Tunisian PM Resigns amid Charges of Conflict of Interest
Elyes Fakhfakh is shown at a conference in Tunis on July 15, just hours before he tendered his resignation as Tunisia’s prime minister. (Fethi Belaid/AFP via Getty Images)

Tunisian PM Resigns amid Charges of Conflict of Interest

Tunisian Prime Minister Elyes Fakhfakh resigned late Wednesday night, hours after the largest party in parliament announced it was withdrawing support for his government. Fakhfakh is being investigated by a judicially appointed panel regarding shares he is said to own or have owned in companies with state contracts. He denies the allegations but promised to step down if found to have been involved in wrongdoing. The panel’s findings are due to be published on Friday. The Reuters news agency cites “political sources” as saying that President Kais Saied had asked him to resign. Saied now has to choose a prime minister-designate who will have to assemble a working coalition of parties for a government.
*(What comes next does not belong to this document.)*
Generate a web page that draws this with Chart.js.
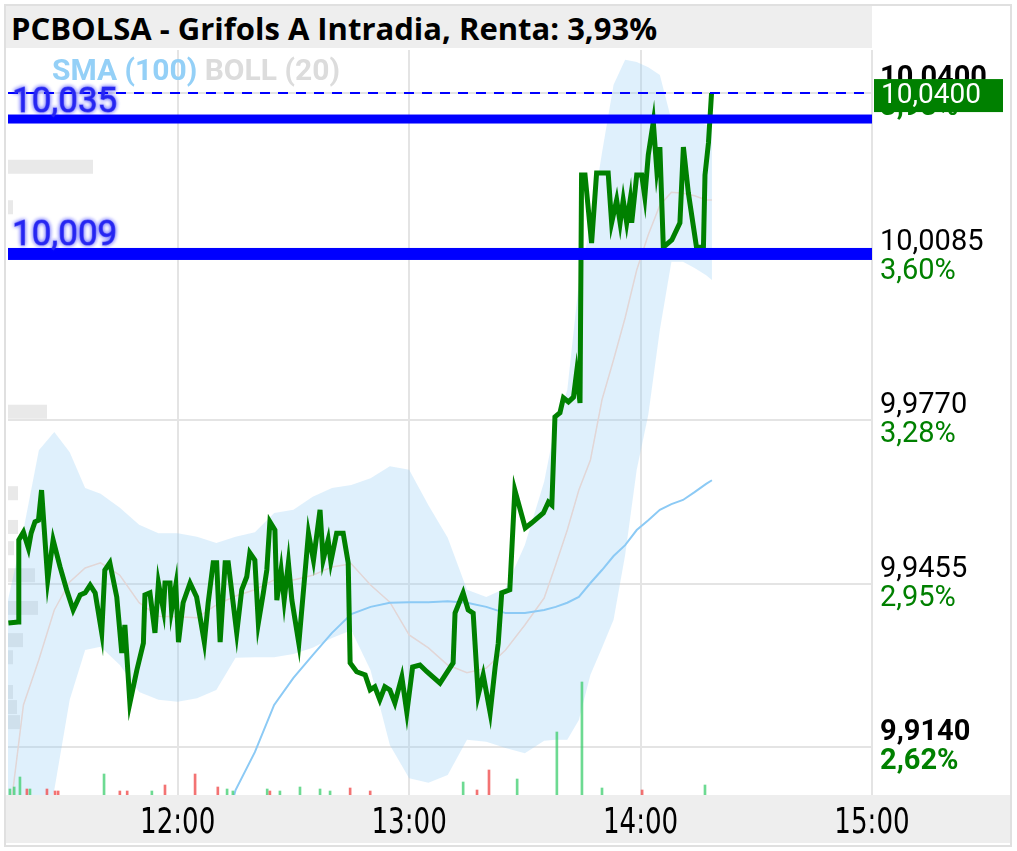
<!DOCTYPE html>
<html>
<head>
<meta charset="utf-8">
<script src="https://cdn.jsdelivr.net/npm/chart.js@4.4.1/dist/chart.umd.min.js"></script>
<style>
  html, body { margin: 0; padding: 0; background: #fff; }
  #wrap { position: relative; width: 1017px; height: 851px; overflow: hidden; }
  #frame { position: absolute; left: 4px; top: 4px; width: 1004px; height: 839px; border: 2px solid #e0e0e0; }
  #title { position: absolute; left: 6px; top: 6px; width: 866px; height: 42px; background: #eeeeee;
           font: bold 31px 'Open Sans', sans-serif; line-height: 44px; padding-left: 5px; box-sizing: border-box; color: #000; white-space: nowrap; }
  #bottom { position: absolute; left: 6px; top: 795px; width: 1004px; height: 48px; background: #eeeeee; }
  canvas { position: absolute; left: 0; top: 0; }
</style>
</head>
<body>
<div id="wrap">
  <div id="frame"></div>
  <div id="title">PCBOLSA - Grifols A Intradia, Renta: 3,93%</div>
  <div id="bottom"></div>
  <canvas id="chart" width="1017" height="851"></canvas>
</div>
<script>
// tiempo en minutos desde las 11:00
const priceTime = [16.1,18.7,18.8,20.0,21.3,22.0,23.0,23.9,24.7,26.3,27.7,29.5,31.2,32.9,34.7,36.0,37.3,38.6,40.3,41.1,
  42.4,44.2,45.5,46.3,47.6,49.4,51.1,51.5,52.8,54.1,55.0,56.3,56.7,58.0,58.4,59.5,60.2,61.4,63.2,64.9,
  66.9,67.9,69.2,70.1,71.0,72.3,73.1,75.3,76.6,77.9,78.7,80.0,80.9,82.2,83.1,83.9,85.2,85.7,86.8,87.6,
  88.7,89.6,91.4,93.0,93.9,95.2,96.9,97.7,99.0,99.7,101.2,102.9,104.2,104.7,106.4,108.6,109.9,111.1,112.4,113.7,
  115.0,116.3,118.1,119.4,120.9,122.8,124.6,128.0,131.4,131.9,134.0,135.3,136.6,137.9,139.2,141.0,142.3,143.1,144.0,146.1,
  147.4,150.1,151.8,154.8,156.1,157.0,157.8,159.1,160.0,161.3,162.6,163.4,164.3,164.7,165.6,167.3,168.6,171.6,172.5,173.8,
  174.7,175.5,176.4,177.3,177.7,179.0,180.3,181.1,182.0,183.3,184.2,185.0,185.9,188.1,190.2,191.1,192.4,194.5,196.3,196.7,
  197.6,198.4];
const priceValue = [9.9379,9.9381,9.9539,9.9554,9.9523,9.9552,9.9574,9.9577,9.9635,9.9462,9.9539,9.9487,9.9443,9.9404,9.9433,9.9437,9.9452,9.9437,9.9360,9.9481,
  9.9495,9.9429,9.9321,9.9375,9.9225,9.9288,9.9340,9.9433,9.9437,9.9360,9.9456,9.9404,9.9456,9.9456,9.9404,9.9452,9.9342,9.9418,9.9456,9.9429,
  9.9342,9.9418,9.9495,9.9495,9.9342,9.9495,9.9495,9.9360,9.9443,9.9468,9.9514,9.9500,9.9379,9.9437,9.9481,9.9574,9.9558,9.9423,9.9481,9.9423,
  9.9495,9.9423,9.9340,9.9475,9.9552,9.9500,9.9597,9.9500,9.9539,9.9497,9.9552,9.9552,9.9495,9.9302,9.9285,9.9279,9.9250,9.9256,9.9231,9.9256,
  9.9250,9.9225,9.9275,9.9207,9.9294,9.9298,9.9285,9.9263,9.9302,9.9398,9.9437,9.9404,9.9398,9.9240,9.9279,9.9206,9.9294,9.9340,9.9437,9.9443,
  9.9635,9.9562,9.9572,9.9591,9.9612,9.9606,9.9776,9.9784,9.9813,9.9805,9.9814,9.9861,9.9803,10.0242,10.0242,10.0111,10.0246,10.0246,10.0150,10.0194,
  10.0150,10.0194,10.0150,10.0194,10.0150,10.0242,10.0242,10.0200,10.0281,10.0344,10.0252,10.0296,10.0103,10.0117,10.0150,10.0296,10.0207,10.0103,10.0103,10.0242,
  10.0304,10.0400];

const bandTime = [16,20,24,28,32,36,40,45,50,55,60,65,70,75,80,85,90,95,100,105,110,115,120,125,130,135,140,145,150,155,
  158,161,164,167,170,173,176,179,182,185,188,191,194,197,198.5];
const bollUpper = [9.9423,9.9558,9.9712,9.9747,9.9708,9.9639,9.9628,9.9601,9.9568,9.9552,9.9552,9.9545,9.9533,9.9545,9.9554,
  9.9591,9.9597,9.9622,9.9639,9.9645,9.9658,9.9681,9.9674,9.9606,9.9543,9.9443,9.9429,9.9446,9.9529,9.9651,
  9.9764,9.9828,10.0034,10.0146,10.0285,10.0416,10.0464,10.0460,10.0450,10.0435,10.0348,10.0344,10.0344,10.0339,10.0329];
const bollMiddle = [9.8980,9.9221,9.9308,9.9404,9.9458,9.9485,9.9495,9.9471,9.9418,9.9392,9.9391,9.9389,9.9414,9.9431,9.9443,
  9.9462,9.9462,9.9471,9.9487,9.9493,9.9452,9.9419,9.9356,9.9331,9.9298,9.9283,9.9292,9.9327,9.9375,9.9427,
  9.9491,9.9558,9.9635,9.9693,9.9809,9.9886,9.9967,10.0059,10.0127,10.0184,10.0209,10.0207,10.0202,10.0194,10.0194];
const bollLower = [9.8845,9.8884,9.8942,9.9057,9.9231,9.9327,9.9333,9.9298,9.9246,9.9231,9.9227,9.9234,9.9250,9.9312,9.9313,
  9.9313,9.9319,9.9331,9.9350,9.9365,9.9288,9.9144,9.9080,9.9071,9.9086,9.9154,9.9150,9.9138,9.9128,9.9152,
  9.9154,9.9154,9.9192,9.9279,9.9331,9.9385,9.9510,9.9674,9.9780,9.9944,10.0075,10.0075,10.0063,10.0049,10.0040];

const smaTime = [74.3,75,80,85,90,95,100,105,110,115,120,125,130,135,140,145,150,155,158,161,164,167,170,173,176,179,182,185,188,191,194,197,198.5];
const smaValue = [9.9038,9.9057,9.9130,9.9221,9.9273,9.9317,9.9360,9.9396,9.9410,9.9418,9.9419,9.9419,9.9421,9.9418,9.9410,9.9398,9.9398,
  9.9404,9.9410,9.9418,9.9429,9.9456,9.9481,9.9508,9.9529,9.9558,9.9577,9.9597,9.9608,9.9616,9.9631,9.9647,9.9654];

const volTime = [16.5,17.6,19.1,20.9,21.7,26.1,28.2,29.0,40.9,45.0,46.9,53.3,56.7,64.5,70.4,72.8,74.3,83.2,83.9,86.5,
  91.7,96.9,99.5,104.7,109.9,134.0,137.6,140.7,148.0,158.3,164.8,170.0,180.4,196.7];
const volValue = [6,8,18,6,6,6,4,4,21,4,4,4,10,21,8,6,4,6,4,4,8,6,4,7,4,13,5,25,16,63,113,7,5,10];
const volSide = [1,1,1,-1,1,-1,-1,-1,1,-1,-1,1,-1,-1,-1,1,1,1,-1,1,1,1,1,-1,-1,1,-1,-1,1,1,1,1,-1,1];

// volumen por nivel de precio (barras grises a la izquierda)
const profilePrice = [10.0258,10.0180,9.9786,9.9629,9.9564,9.9523,9.9471,9.9408,9.9346,9.9313,9.9246,9.9217,9.9188];
const profileVolume = [85,5,39,10,10,6,27,30,15,5,5,9,12];

const priceTicks = [9.9140, 9.9455, 9.9770, 10.0085, 10.0400];
const priceLabels = ['9,9140', '9,9455', '9,9770', '10,0085', '10,0400'];
const pctLabels = ['2,62%', '2,95%', '3,28%', '3,60%', '3,93%'];
const timeTicks = [60, 120, 180, 240];
const timeLabels = ['12:00', '13:00', '14:00', '15:00'];
const levelValues = [10.035, 10.009];
const levelLabels = ['10,035', '10,009'];
const lastPrice = 10.04;
const lastLabel = '10,0400';

const toXY = (xs, ys) => xs.map((x, i) => ({ x: x, y: ys[i] }));
const GRID = '#e4e4e4';

const overlay = {
    id: 'overlay',
    beforeDatasetsDraw(chart) {
        const ctx = chart.ctx, y = chart.scales.y, xv = chart.scales.xv, a = chart.chartArea;
        ctx.save();
        ctx.fillStyle = 'rgba(200,200,200,0.4)';
        profilePrice.forEach((p, i) => {
            const top = y.getPixelForValue(p + 0.00135), bot = y.getPixelForValue(p - 0.00135);
            ctx.fillRect(a.left, top, xv.getPixelForValue(profileVolume[i]) - a.left, bot - top);
        });
        ctx.restore();
    },
    afterDatasetsDraw(chart) {
        const ctx = chart.ctx, y = chart.scales.y, a = chart.chartArea;
        ctx.save();
        // línea discontinua del último precio
        const yl = y.getPixelForValue(lastPrice);
        ctx.strokeStyle = '#0000ff';
        ctx.lineWidth = 2;
        ctx.setLineDash([10, 8]);
        ctx.beginPath(); ctx.moveTo(a.left, yl); ctx.lineTo(a.right, yl); ctx.stroke();
        ctx.setLineDash([]);
        // niveles
        const widths = [9, 12];
        levelValues.forEach((v, i) => {
            const py = y.getPixelForValue(v);
            ctx.fillStyle = '#0000ff';
            ctx.fillRect(a.left, py - widths[i] / 2, a.right - a.left, widths[i]);
        });
        ctx.font = '35px Roboto';
        ctx.textBaseline = 'alphabetic';
        ctx.textAlign = 'left';
        ctx.shadowColor = 'rgba(20,20,255,0.8)';
        ctx.shadowBlur = 4;
        ctx.fillStyle = '#2a2af0';
        ctx.strokeStyle = 'rgba(42,42,240,0.6)';
        ctx.lineWidth = 1;
        levelValues.forEach((v, i) => {
            const py = y.getPixelForValue(v);
            ctx.fillText(levelLabels[i], a.left + 4, py - widths[i] / 2 - 3);
            ctx.strokeText(levelLabels[i], a.left + 4, py - widths[i] / 2 - 3);
        });
        ctx.shadowBlur = 0;
        ctx.shadowColor = 'transparent';
        // leyenda
        ctx.font = 'bold 30px Roboto';
        ctx.textBaseline = 'middle';
        ctx.fillStyle = '#94d0f7';
        ctx.fillText('SMA (100)', 52, 72);
        const w = ctx.measureText('SMA (100) ').width;
        ctx.fillStyle = '#dcdcdc';
        ctx.fillText('BOLL (20)', 52 + w, 72);
        ctx.restore();
    },
    afterDraw(chart) {
        const ctx = chart.ctx, y = chart.scales.y, x = chart.scales.x, a = chart.chartArea;
        ctx.save();
        ctx.textAlign = 'left';
        ctx.textBaseline = 'middle';
        priceTicks.forEach((v, i) => {
            const py = y.getPixelForValue(v);
            const bold = (i === 0 || i === priceTicks.length - 1) ? 'bold ' : '';
            ctx.font = bold + '29px Roboto';
            ctx.fillStyle = '#000';
            ctx.fillText(priceLabels[i], a.right + 8, py - 14);
            ctx.fillStyle = '#008000';
            ctx.fillText(pctLabels[i], a.right + 8, py + 15);
        });
        // caja del último precio
        const yl = y.getPixelForValue(lastPrice);
        ctx.fillStyle = '#008000';
        ctx.fillRect(a.right + 2, yl - 14, 129, 33);
        ctx.fillStyle = '#fff';
        ctx.font = '28px Roboto';
        ctx.fillText(lastLabel, a.right + 9, yl + 3);
        // etiquetas de hora (tipografía estrecha)
        ctx.fillStyle = '#000';
        ctx.textAlign = 'center';
        ctx.font = "35px 'Liberation Sans Narrow', 'DejaVu Sans Condensed', sans-serif";
        timeTicks.forEach((t, i) => {
            ctx.save();
            ctx.translate(x.getPixelForValue(t), 824);
            ctx.scale(0.83, 1);
            ctx.fillText(timeLabels[i], 0, 0);
            ctx.restore();
        });
        ctx.restore();
    }
};

new Chart(document.getElementById('chart'), {
    type: 'line',
    data: {
        datasets: [
            { label: 'precio', data: toXY(priceTime, priceValue), borderColor: '#008000', borderWidth: 5,
              pointRadius: 0, tension: 0, fill: false, order: 0, xAxisID: 'x', yAxisID: 'y' },
            { type: 'bar', label: 'volumen', data: toXY(volTime, volValue),
              backgroundColor: volSide.map(s => s > 0 ? 'rgba(60,205,110,0.75)' : 'rgba(240,80,80,0.8)'),
              barThickness: 2, order: 1, xAxisID: 'x', yAxisID: 'yv' },
            { label: 'SMA (100)', data: toXY(smaTime, smaValue), borderColor: '#8ccaf5', borderWidth: 2,
              pointRadius: 0, fill: false, order: 2, xAxisID: 'x', yAxisID: 'y' },
            { label: 'BOLL media', data: toXY(bandTime, bollMiddle), borderColor: '#e2d6d6', borderWidth: 1.5,
              pointRadius: 0, fill: false, order: 3, xAxisID: 'x', yAxisID: 'y' },
            { label: 'BOLL sup', data: toXY(bandTime, bollUpper), borderWidth: 0, borderColor: 'rgba(0,0,0,0)',
              backgroundColor: 'rgba(150,205,245,0.3)', pointRadius: 0, fill: '+1', order: 4, xAxisID: 'x', yAxisID: 'y' },
            { label: 'BOLL inf', data: toXY(bandTime, bollLower), borderWidth: 0, borderColor: 'rgba(0,0,0,0)',
              pointRadius: 0, fill: false, order: 5, xAxisID: 'x', yAxisID: 'y' }
        ]
    },
    options: {
        responsive: false,
        animation: false,
        devicePixelRatio: 1,
        layout: { padding: { left: 8, top: 50, right: 145, bottom: 56 } },
        plugins: { legend: { display: false }, tooltip: { enabled: false } },
        scales: {
            x: { type: 'linear', min: 16, max: 240, position: 'bottom', offset: false,
                 afterBuildTicks: s => { s.ticks = timeTicks.map(v => ({ value: v })); },
                 ticks: { display: false }, border: { display: false },
                 grid: { color: GRID, lineWidth: 2, drawTicks: false, offset: false } },
            y: { type: 'linear', min: 9.90475, max: 10.0483, position: 'right',
                 afterBuildTicks: s => { s.ticks = priceTicks.map(v => ({ value: v })); },
                 ticks: { display: false }, border: { display: false },
                 grid: { color: GRID, lineWidth: 2, drawTicks: false } },
            yv: { type: 'linear', display: false, min: 0, max: 745 },
            xv: { type: 'linear', axis: 'x', display: false, min: 0, max: 864, offset: false }
        }
    },
    plugins: [overlay]
});
</script>
</body>
</html>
It took Fakhfakh some six weeks to form his own coalition, with Tunisia suffering from deep political divisions and a surfeit of political parties after becoming the only country to emerge from the so-called Arab Spring with a free democratic system. He was the second candidate given a mandate to lead following inconclusive elections in early October, with the first, Habib Jemli, having presented a coalition that failed to win a parliamentary vote of confidence. If the new prime minister-designate fails, the country will have to go to early elections.